Bhatia agreed that it is often up to the students who experience the specific intersections of different identities to come up with and do the work for these specific events.

“A lot of these [events] are like an individual peer leader says, ‘I want to have an event like this,’ and they create it themselves, and peer leaders support them by attending,” she said. “But it has to be planned by them.”

Dinkneh noted that the POC committee could not force students to actively invest in building a broader community.

“I think everyone to a degree feels more comfortable with the people they already associate with, so trying to force it, in a sense, was not well received,” he said. “It’s not that people were upset that we were trying to do this. They just weren’t as interested because it was an event with people that they normally wouldn’t hang out with.”

Patrick Mahaney, a sophomore and an Asian American Center peer leader who is also involved with the LGBT Center, said that the accessibility of the different centers is key to fostering effective and comfortable intersectionality. On the other hand, they said they find certain spaces physically inaccessible.

For example, the Start House, home to the Asian American Center, serves as a residence for students and therefore cannot have an open door policy. Thus, the Asian American Center is not as easily accessible to students who are not living in the house.

Mahaney added that intersectional events are another way for the centers to be more accessible and help students who do not identify with the center feel more comfortable entering the space. They pointed to a September 2016 session of Qrunch — a discussion series organized by the LGBT Center — which addressed being queer and Latinx as an example of intersectional work between the Latino and LGBTQ communities. 

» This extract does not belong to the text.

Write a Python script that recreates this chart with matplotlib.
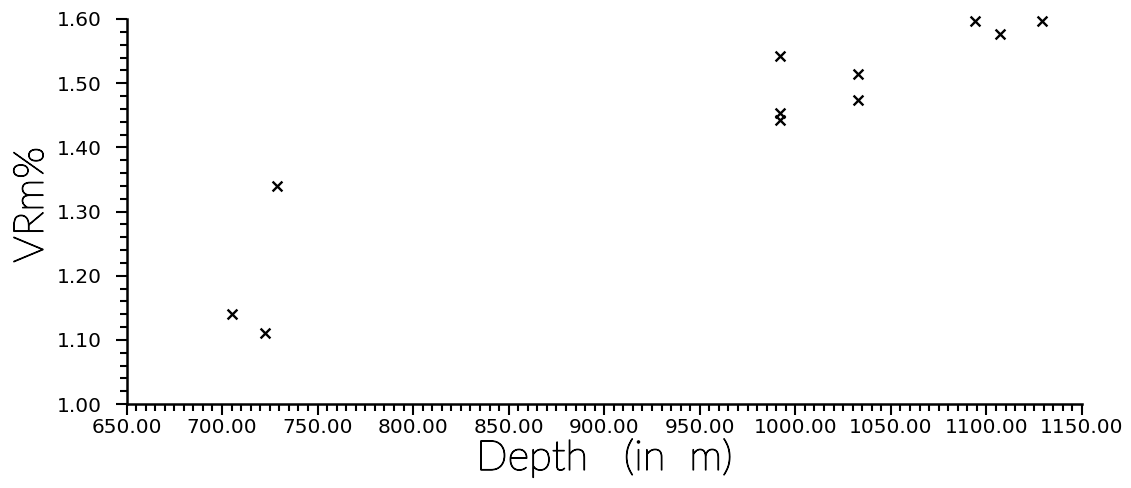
import matplotlib
matplotlib.use('Agg')
import matplotlib.pyplot as plt
import matplotlib.patheffects as pe
from matplotlib.ticker import MultipleLocator, FormatStrFormatter

# Vitrinite reflectance vs depth
depth = [705, 722.5, 729, 992, 992, 992, 1033, 1033, 1094, 1107, 1129]
vrm = [1.14, 1.11, 1.34, 1.543, 1.453, 1.443, 1.514, 1.474, 1.597, 1.577, 1.597]

x_ticks = [650, 700, 750, 800, 850, 900, 950, 1000, 1050, 1100, 1150]
y_ticks = [1.00, 1.10, 1.20, 1.30, 1.40, 1.50, 1.60]

fig = plt.figure(figsize=(11.31, 4.88), dpi=100)
ax = fig.add_axes([126.5 / 1131, 1 - 404 / 488, (1082 - 126.5) / 1131, (404 - 19) / 488])

ax.scatter(depth, vrm, marker='x', s=50, color='black', linewidths=1.7, clip_on=False)

ax.set_xlim(650, 1150)
ax.set_ylim(1.00, 1.60)
ax.set_xticks(x_ticks)
ax.set_yticks(y_ticks)
ax.xaxis.set_minor_locator(MultipleLocator(5))
ax.yaxis.set_minor_locator(MultipleLocator(0.02))
ax.xaxis.set_major_formatter(FormatStrFormatter('%.2f'))
ax.yaxis.set_major_formatter(FormatStrFormatter('%.2f'))

for side in ['top', 'right']:
    ax.spines[side].set_visible(False)
for side in ['left', 'bottom']:
    ax.spines[side].set_linewidth(1.8)

ax.tick_params(axis='both', which='major', direction='out', length=8, width=1.5)
ax.tick_params(axis='both', which='minor', direction='out', length=5, width=1.5)
ax.tick_params(axis='x', which='major', pad=2)
ax.tick_params(axis='y', which='major', pad=10)
for lbl in ax.get_xticklabels() + ax.get_yticklabels():
    lbl.set_fontfamily('DejaVu Sans')
    lbl.set_fontsize(14.5)

thicken = [pe.withStroke(linewidth=0.9, foreground='black')]
ax.set_xlabel('Depth   (in  m)', fontsize=30, family='Lato', fontweight='light',
              color='black', labelpad=1, path_effects=thicken)
ax.set_ylabel('VRm%', fontsize=30, family='Lato', fontweight='light',
              color='black', path_effects=thicken)
ax.yaxis.set_label_coords(-0.079, 0.517)

fig.savefig('out.png', dpi=100)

While the centers have put on events that highlight multiple identities and all of the other centers, apart from the Asian American Center, are open to the public, Mahaney believes that building solidarity requires more than forming a committee and opening the centers' doors. They see solidarity as a laborious task that requires members of each community commit to learning about the other centers’ struggles.

“I think it definitely starts with people learning about each other and learning what they do that hurts other people, what they can do to help other people be safer or feel better," Mahaney said.

Bhatia said that she and Whitney are starting to recruit representatives from the five centers. As the group of five committee takes shape, Bhatia hopes it will help students from the different centers feel less isolated in their goals and look at the broader history of oppression that relates them to one another.

“They're different histories and lived experiences but have a shared history of exclusion, and we shouldn’t think we exist alone,” Bhatia said.